In healthy patients with high sensitivity C-reactive protein (hsCRP) without elevated low density lipoproteins levels, using a statin reduced the levels of the LDL-C and significantly reduced risk of myocardial infarction, stroke and death.

hsCRP may improve cardiovascular risk stratification beyond conventional factors.

Hs-CRP testing may improve risk stratification, particularly among intermediate cardiovascular risk patients

In patients with stable coronary disease or acute coronary syndromes, hs-CRP measurement may be useful as an independent marker for assessing the likelihood of recurrent events.

An association exists between elevated hs-CRP and sudden death and peripheral arterial disease.

hs-CRP has not been shown to predict the extent of atherosclerotic disease.

Traditional testing measures CRP within the range of 10 to 1,000 mg/L, whereas hs-CRP values range from 0.5 to 10 mg/L.

hs-CRP measures trace amounts of CRP in the blood.

Hs-CRP is the analyte of choice for cardiovascular risk assessment.

Low risk for cardiovascular disease is defined as hs-CRP <1 mg/L, average risk as 1 to 3 mg/L, and high risk as >3 mg/L.

An hs-CRP level >10 mg/L has been observed in acute plaque rupture, which may lead to arterial thrombosis.

The only known factor to interfere with CRP production is liver failure.

hs-CRP assay should be performed in a metabolically stable person without obvious inflammatory or infectious conditions, and it recommended to check two separate levels approximately 2 weeks apart and use the average of the readings for cardiovascular risk assessment and screening purposes.

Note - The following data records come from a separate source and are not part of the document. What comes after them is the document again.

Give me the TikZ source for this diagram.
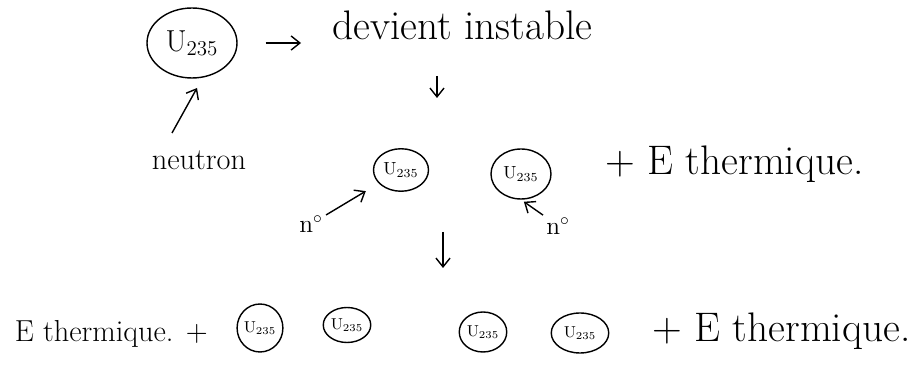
\documentclass[tikz,border=0pt]{standalone}
\usepackage{tikz}
\usetikzlibrary{shapes.geometric, arrows.meta, positioning}
\tikzset{
  nuc/.style    = {ellipse, draw, thick, inner sep=0pt,
                   minimum width=0.95cm, minimum height=0.8cm,
                   font=\small},
  bignuc/.style = {nuc, minimum width=1.8cm, minimum height=1.4cm,
                   font=\LARGE},
  txt/.style    = {inner sep=0pt, font=\fontsize{23.5}{26}\selectfont},
  lbl/.style    = {inner sep=0pt, font=\Large},
  arr/.style    = {-{Straight Barb[length=5pt,width=8pt]}, thick},
}

\begin{document}
\begin{tikzpicture}[x=0.02cm, y=-0.02cm]
  \useasboundingbox (0,0) rectangle (910,367);

  % first nucleus
  \node[bignuc] (u0) at (192,43) {U$_{235}$};
  \node[txt, anchor=base west] (inst) at (332,40) {devient instable};
  \node[lbl, font=\LARGE] (neut) at (199,160) {neutron};
  \coordinate (n0) at (172,133);
  \coordinate (n1) at (197,88);
  \coordinate (d0) at (437,76);
  \coordinate (d1) at (437,98);

  \draw[arr, shorten <=0.56cm, shorten >=0.62cm] (u0.east) -- (u0.east -| inst.west);
  \draw[arr] (n0) -- (n1);
  \draw[arr] (d0) -- (d1);

  % splitting
  \node[nuc, minimum width=1.1cm, minimum height=0.85cm, font=\normalsize] (u1) at (401,170) {U$_{235}$};
  \node[nuc, minimum width=1.2cm, minimum height=1.0cm, font=\normalsize] (u2) at (521,174) {U$_{235}$};
  \node[txt, anchor=base west] (th1) at (605,175) {+ E thermique.};
  \node[lbl] (na) at (311,224) {n$^{\circ}$};
  \node[lbl] (nb) at (558,226) {n$^{\circ}$};
  \coordinate (m0) at (443,232);
  \coordinate (m1) at (443,268);

  \draw[arr, shorten <=2pt, shorten >=0.3cm] (na) -- (u1);
  \draw[arr, shorten <=2pt, shorten >=2pt] (nb.north west) -- (u2.south);
  \draw[arr] (m0) -- (m1);

  % chain reaction
  \node[txt, font=\LARGE, anchor=base east] (th2) at (208,342) {E thermique. +};
  \node[nuc, minimum width=0.8cm, minimum height=0.96cm] (u3) at (260,328) {U$_{235}$};
  \node[nuc, minimum height=0.7cm] (u4) at (347,325) {U$_{235}$};
  \node[nuc] (u5) at (483,332) {U$_{235}$};
  \node[nuc, minimum width=1.15cm] (u6) at (580,333) {U$_{235}$};
  \node[txt, anchor=base west] (th3) at (652,342) {+ E thermique.};

\end{tikzpicture}
\end{document}
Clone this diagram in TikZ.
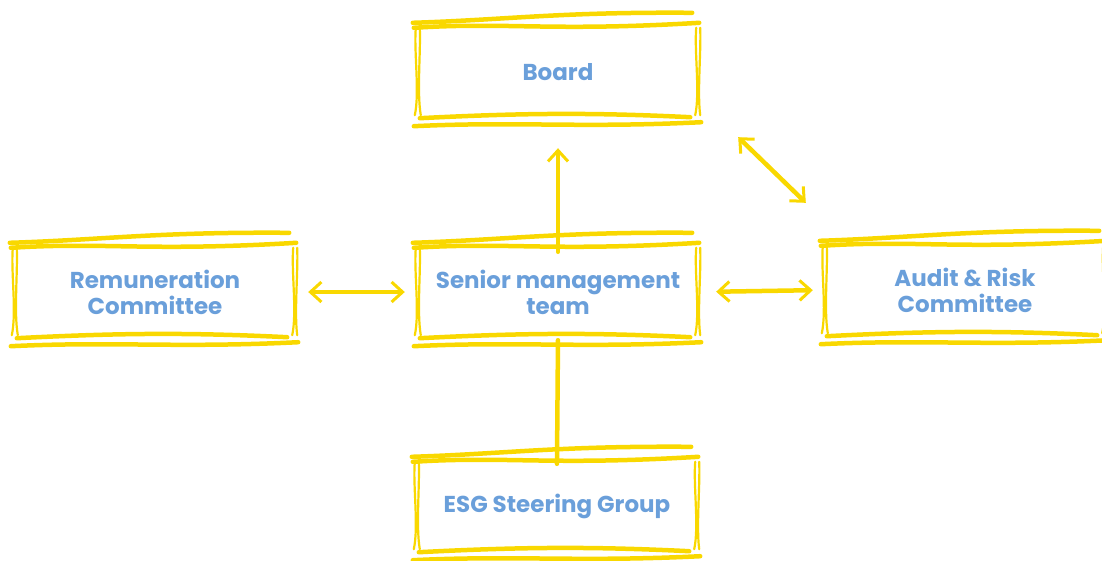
\documentclass[tikz,border=0pt]{standalone}
\usepackage{fontspec}
\setmainfont{Poppins}
\usetikzlibrary{calc,arrows.meta}
\definecolor{sky}{HTML}{F9D800}
\definecolor{txt}{HTML}{6A9FDA}
\tikzset{
  sk/.style={draw=sky,line width=4.5pt,line cap=round,line join=round},
  skthin/.style={draw=sky,line width=2.2pt,line cap=round},
  box/.style={minimum width=280pt,minimum height=92pt,inner sep=0pt,align=center,
    text=txt,font=\fontsize{23}{26}\selectfont\bfseries},
  conn/.style={draw=sky,line width=4.5pt,line cap=round,line join=round},
  tipb/.style={arrows={Straight Barb[length=11pt,width=20pt,line width=3pt]-Straight Barb[length=11pt,width=20pt,line width=3pt]}},
  tipe/.style={arrows={-Straight Barb[length=11pt,width=20pt,line width=3pt]}}
}
\newcommand\skbox[1]{%
  \draw[sk] ($(#1.north west)+(-5,-3)$) .. controls ($(#1.north west)+(90,-6)$) and ($(#1.north east)+(-140,-14)$) .. ($(#1.north east)+(-6,-13)$);
  \draw[sk] ($(#1.north west)+(-4,2)$) .. controls ($(#1.north west)+(90,-4)$) and ($(#1.north east)+(-150,6)$) .. ($(#1.north east)+(1,-3)$);
  \draw[sk] ($(#1.south west)+(2,0)$) .. controls ($(#1.south west)+(100,-5)$) and ($(#1.south east)+(-110,-6)$) .. ($(#1.south east)+(-8,-1)$);
  \draw[sk] ($(#1.south west)+(-4,8)$) .. controls ($(#1.south west)+(100,3)$) and ($(#1.south east)+(-120,10)$) .. ($(#1.south east)+(3,4)$);
  \draw[skthin] ($(#1.north west)+(-2,2)$) .. controls ($(#1.west)+(-4,-20)$) and ($(#1.west)+(2,20)$) .. ($(#1.south west)+(-3,-3)$);
  \draw[skthin] ($(#1.north west)+(2,2)$) .. controls ($(#1.west)+(3,-20)$) and ($(#1.west)+(-1,20)$) .. ($(#1.south west)+(3,-3)$);
  \draw[skthin] ($(#1.north east)+(-2,2)$) .. controls ($(#1.east)+(-4,-20)$) and ($(#1.east)+(2,20)$) .. ($(#1.south east)+(-3,-3)$);
  \draw[skthin] ($(#1.north east)+(2,2)$) .. controls ($(#1.east)+(3,-20)$) and ($(#1.east)+(-1,20)$) .. ($(#1.south east)+(2,-3)$);
}
\begin{document}
\begin{tikzpicture}[x=1pt,y=-1pt]
\useasboundingbox (0,0) rectangle (1102,560);
\clip (0,0) rectangle (1102,560);
\node[box] (board) at (558,72) {Board};
\node[box] (remun) at (155,292) {Remuneration\\Committee};
\node[box] (senior) at (558,292) {Senior management\\team};
\node[box] (audit) at (965,290) {Audit \& Risk\\Committee};
\node[box] (esg) at (557,506) {ESG Steering Group};
\foreach \n in {board,remun,senior,audit,esg} {\skbox{\n}}
\draw[conn,tipe,shorten >=30pt,shorten <=-6pt] (senior.north) -- (board.south);
\draw[conn,shorten <=2pt,shorten >=-4pt] (senior.south) -- (esg.north);
\draw[conn,tipb,shorten <=13pt,shorten >=13pt] (remun.east) -- (senior.west);
\draw[conn,tipb,shorten <=18pt,shorten >=12pt] (senior.east) -- (audit.west);
\draw[conn,tipb] ($(board.south east)+(40,19)$) -- ($(audit.north west)+(-19,-41)$);
\end{tikzpicture}
\end{document}
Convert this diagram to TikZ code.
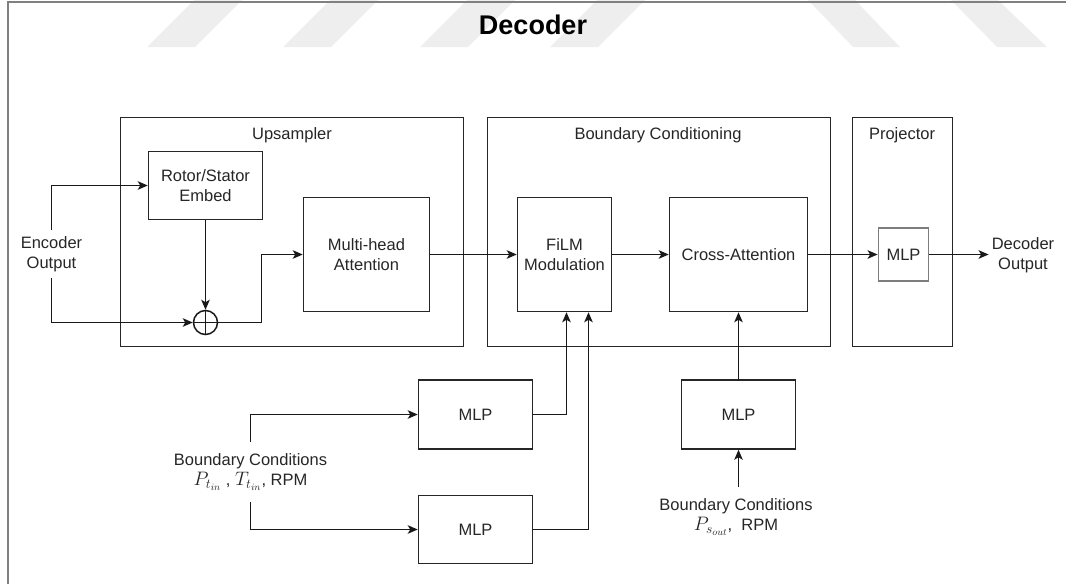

Patients presenting with an hs-CRP level >2 mg/L with additional cardiovascular risk factors, classified as intermediate cardiovascular risk patients, should undergo repeat testing in 2 weeks to rule out an acute inflammatory response.

Patients with a persistently unexplained, marked elevation of hs-CRP >10 mg/L after repeat testing should be evaluated for noncardiovascular etiologies, such as infection, active arthritis, or concurrent illness.

If the hs-CRP level remains elevated, the patient may be reclassified as being at high cardiovascular risk based on clinical judgment, which would justify initiating therapy for primary cardiovascular prevention.

Risk of cardiovascular disease based on hs-CRP levels: low less than 1 mg/L, average 1-3 mg/L come in high grade it in 3 mg/L.

A high CRP level with a low erythrocyte sedimentation rate can occur in the presence of bacterial infections, thromboembolic disease, DIC, or early in the course of an inflammatory process, but is a non-specific finding.

CRP levels may be a guide to the use of antibiotics in patients with COPD exacerbation.

CRP guided treatment-seven day treatment are not inferior to 14 day antibiotic treatments in patients with uncomplicated gram-negative bacteremia.